Integrated schooling option `illusory' for many parents

Of Northern Ireland's school-aged population, only 7 per cent attend the integrated sector

HAVING the option to send their children to an integrated school is "illusory" for many parents, a study has found.

Researchers said even those living a short distance from an integrated school were often missing out.

The findings are included in the latest paper published by the Transforming Education project at Ulster University.

It has been developing briefing papers focussing on policies relevant to integration and separate schooling.

It has previously looked at issues including the `Catholic teachers' certificate', schools' religious education policies, separate teacher training colleges, `vested interests' on boards of governors and the exemption of teachers from fair employment legislation.

Of Northern Ireland's school-aged population, only 7 per cent attend the integrated sector.

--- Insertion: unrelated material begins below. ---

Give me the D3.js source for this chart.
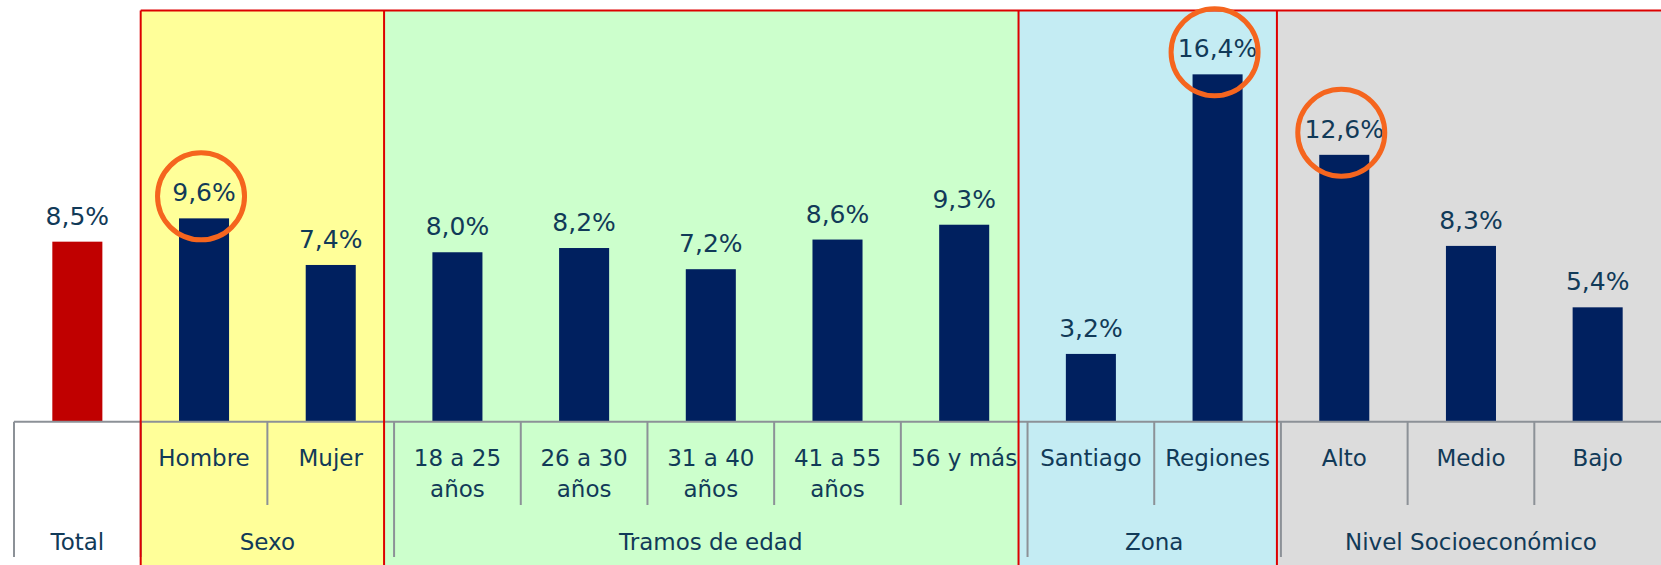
<!DOCTYPE html>
<html lang="es">
<head>
<meta charset="UTF-8">
<title>Indicador por segmento</title>
<script src="https://d3js.org/d3.v7.min.js"></script>
<style>
  body { margin: 0; background: #fff; }
  svg text { font-family: "DejaVu Sans", Verdana, sans-serif; fill: #113a58; }
</style>
</head>
<body>
<svg id="chart" width="1661" height="565"></svg>
<script>
// datos
const categories = ["Total", "Hombre", "Mujer", "18 a 25 años", "26 a 30 años", "31 a 40 años",
  "41 a 55 años", "56 y más", "Santiago", "Regiones", "Alto", "Medio", "Bajo"];
const values = [8.5, 9.6, 7.4, 8.0, 8.2, 7.2, 8.6, 9.3, 3.2, 16.4, 12.6, 8.3, 5.4];
const groupNames = ["Total", "Sexo", "Tramos de edad", "Zona", "Nivel Socioeconómico"];
const groupSizes = [1, 2, 5, 2, 3];
const highlighted = ["Hombre", "Regiones", "Alto"];

const width = 1661, height = 565;
const baseY = 421.7;
const svg = d3.select("#chart");

const x = d3.scaleBand().domain(categories).range([14, width]);
const y = d3.scaleLinear().domain([0, 18]).range([baseY, baseY - 18 * 21.18]);
const bw = x.bandwidth();
const barW = bw * 0.395;

// límites de grupos
let idx = 0;
const groups = groupNames.map((name, i) => {
  const first = categories[idx], last = categories[idx + groupSizes[i] - 1];
  idx += groupSizes[i];
  return { name, x0: x(first), x1: x(last) + bw };
});

// cajas de color
const boxFill = [null, "#ffff99", "#ccffcc", "#c4ecf3", "#dcdcdc"];
const boxNudge = [0, 0, 10, 9, 4];
const boxes = groups.map((g, i) => ({ left: g.x0 - boxNudge[i], fill: boxFill[i] }));
boxes.forEach((b, i) => { b.right = i < boxes.length - 1 ? boxes[i + 1].left : width; });

const boxTop = 10.6;
svg.append("g").selectAll("rect")
  .data(boxes.filter(b => b.fill))
  .enter().append("rect")
  .attr("x", d => d.left).attr("y", boxTop)
  .attr("width", d => d.right - d.left).attr("height", height - boxTop)
  .attr("fill", d => d.fill);

// barras
svg.append("g").selectAll("rect")
  .data(categories)
  .enter().append("rect")
  .attr("x", d => x(d) + (bw - barW) / 2)
  .attr("y", (d, i) => y(values[i]))
  .attr("width", barW)
  .attr("height", (d, i) => y(0) - y(values[i]))
  .attr("fill", (d, i) => i === 0 ? "#c00000" : "#00205f");

// etiquetas de valor
svg.append("g").selectAll("text")
  .data(categories)
  .enter().append("text")
  .attr("x", d => x(d) + bw / 2)
  .attr("y", (d, i) => y(values[i]) - 17)
  .attr("text-anchor", "middle")
  .style("font-size", "25px")
  .text((d, i) => values[i].toFixed(1).replace(".", ",") + "%");

// eje
const axis = svg.append("g").attr("stroke", "#8c9197").attr("stroke-width", 2);
axis.append("line").attr("x1", 14).attr("x2", width).attr("y1", baseY).attr("y2", baseY);
const groupEdges = new Set(groups.map(g => g.x0));
const tickXs = categories.map(c => x(c));
axis.selectAll(".tick")
  .data(tickXs)
  .enter().append("line")
  .attr("x1", d => d).attr("x2", d => d)
  .attr("y1", baseY)
  .attr("y2", d => groupEdges.has(d) ? 557 : 505);

// bordes rojos
const red = svg.append("g").attr("stroke", "#dd0000").attr("stroke-width", 2).attr("fill", "none");
red.append("line").attr("x1", boxes[1].left).attr("x2", width).attr("y1", boxTop).attr("y2", boxTop);
boxes.slice(1).forEach(b => {
  red.append("line").attr("x1", b.left).attr("x2", b.left).attr("y1", boxTop).attr("y2", height);
});

// etiquetas de categoría (con salto de línea)
const catLabels = svg.append("g").selectAll("text")
  .data(categories.slice(1))
  .enter().append("text")
  .attr("x", d => x(d) + bw / 2)
  .attr("y", 466)
  .attr("text-anchor", "middle")
  .style("font-size", "23px")
  .text(d => d);

catLabels.each(function (d) {
  const t = d3.select(this);
  const words = d.split(" ");
  const maxW = bw - 12;
  let line = [], lines = [];
  t.text(null);
  const probe = t.append("tspan");
  words.forEach(w => {
    line.push(w);
    probe.text(line.join(" "));
    if (probe.node().getComputedTextLength() > maxW && line.length > 1) {
      line.pop();
      lines.push(line.join(" "));
      line = [w];
    }
  });
  lines.push(line.join(" "));
  probe.remove();
  lines.forEach((l, k) => {
    t.append("tspan").attr("x", x(d) + bw / 2).attr("dy", k === 0 ? 0 : 31).text(l);
  });
});

// etiquetas de grupo
svg.append("g").selectAll("text")
  .data(groups)
  .enter().append("text")
  .attr("x", d => (d.x0 + d.x1) / 2)
  .attr("y", 550)
  .attr("text-anchor", "middle")
  .style("font-size", "23px")
  .text(d => d.name);

// círculos destacados
svg.append("g").selectAll("circle")
  .data(highlighted)
  .enter().append("circle")
  .attr("cx", d => x(d) + bw / 2 - 3)
  .attr("cy", d => y(values[categories.indexOf(d)]) - 22)
  .attr("r", 43.5)
  .attr("fill", "none")
  .attr("stroke", "#f5651e")
  .attr("stroke-width", 5);
</script>
</body>
</html>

However, "7 per cent may be more significant than it appears", the paper said.

Households in larger settlements unsurprisingly were found to have greater access to a broader range of schools.

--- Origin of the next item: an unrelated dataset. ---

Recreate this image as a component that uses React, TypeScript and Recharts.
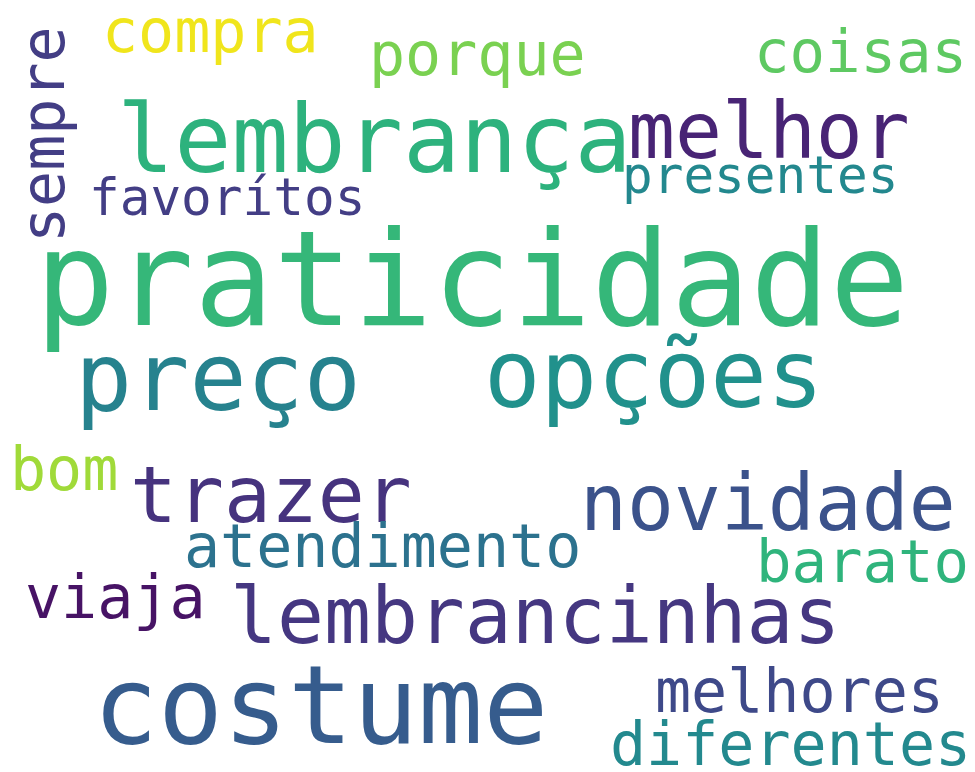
import React from "react";
import { ScatterChart, Scatter, XAxis, YAxis } from "recharts";

const words = [
  "praticidade", "lembrança", "melhor", "presentes", "coisas", "porque", "compra",
  "sempre", "favorítos", "preço", "opções", "bom", "trazer", "novidade",
  "atendimento", "barato", "viaja", "lembrancinhas", "costume", "melhores", "diferentes",
];
const weights = [132, 95, 78, 51, 59, 60, 60, 60, 51, 95, 94, 60, 78, 78, 60, 59, 60, 78, 108, 60, 60];
const leftX = [35, 117, 628, 622, 754, 369, 102, 64, 89, 75, 484, 10, 130, 580, 184, 756, 25, 230, 93, 655, 610];
const baseY = [325, 172, 158, 193, 72, 75, 52, 243, 215, 410, 407, 490, 522, 530, 567, 582, 618, 643, 743, 712, 765];
const angles = [0, 0, 0, 0, 0, 0, 0, -90, 0, 0, 0, 0, 0, 0, 0, 0, 0, 0, 0, 0, 0];
const colors = [
  "#35b779", "#2db27d", "#482475", "#23888e", "#5ec962", "#7ad151", "#f0e51c",
  "#433e85", "#433e85", "#26828e", "#21918c", "#a0da39", "#46337e", "#3b528b",
  "#2c728e", "#2fb47c", "#471365", "#453781", "#365c8d", "#3e4989", "#23898e",
];

const data = words.map((w, i) => ({
  word: w,
  x: leftX[i],
  y: baseY[i],
  size: weights[i],
  angle: angles[i],
  color: colors[i],
}));

const WordShape = (props: any) => {
  const { cx, cy, payload } = props;
  if (cx == null || cy == null) return null;
  return (
    <text
      x={cx}
      y={cy}
      fontSize={payload.size}
      fill={payload.color}
      fontFamily="'DejaVu Sans Mono', monospace"
      textAnchor="start"
      transform={payload.angle ? `rotate(${payload.angle} ${cx} ${cy})` : undefined}
    >
      {payload.word}
    </text>
  );
};

export default function App() {
  return (
    <div style={{ width: 975, height: 772, background: "#fff" }}>
      <style>{`body{margin:0;background:#fff}`}</style>
      <ScatterChart width={975} height={772} margin={{ top: 0, right: 0, bottom: 0, left: 0 }}>
        <XAxis type="number" dataKey="x" domain={[0, 975]} hide />
        <YAxis type="number" dataKey="y" domain={[0, 772]} reversed hide />
        <Scatter data={data} shape={<WordShape />} isAnimationActive={false} />
      </ScatterChart>
    </div>
  );
}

The smaller the settlement, the less likelihood there is of an integrated school being accessible.

For many, especially in smaller settlements, access to integrated education is entirely impractical because attendance would require a long journey each day.

"Even where integrated schools are accessible to households, that choice is often not available because of over-subscription as the growth in the number of integrated schools has been insufficient to meet the demand for places in many instances," researchers said.

"Reaching 7 per cent of the school population in a context where, for many households, integrated education is a far from straightforward option is also remarkable, yet it is clear that some parents, and their children, go to considerable lengths in order to access integrated schools.

"Nevertheless, for some households it is simply not a feasible or realistic proposition under current provision."

While many schools in the sector are oversubscribed every year there are several others that have empty desks.

The paper noted that the Department of Education has a legal requirement to encourage and facilitate the development of integrated education.

This does not simply mean it must open new schools everywhere there is demand, however.

A new school could only be opened in an area if there would be no adverse impact on enrolments at existing schools in other sectors.

"This legal obligation must be enacted if those parents who wish their children to attend such schools are not to have their choices seriously restricted," the paper concluded.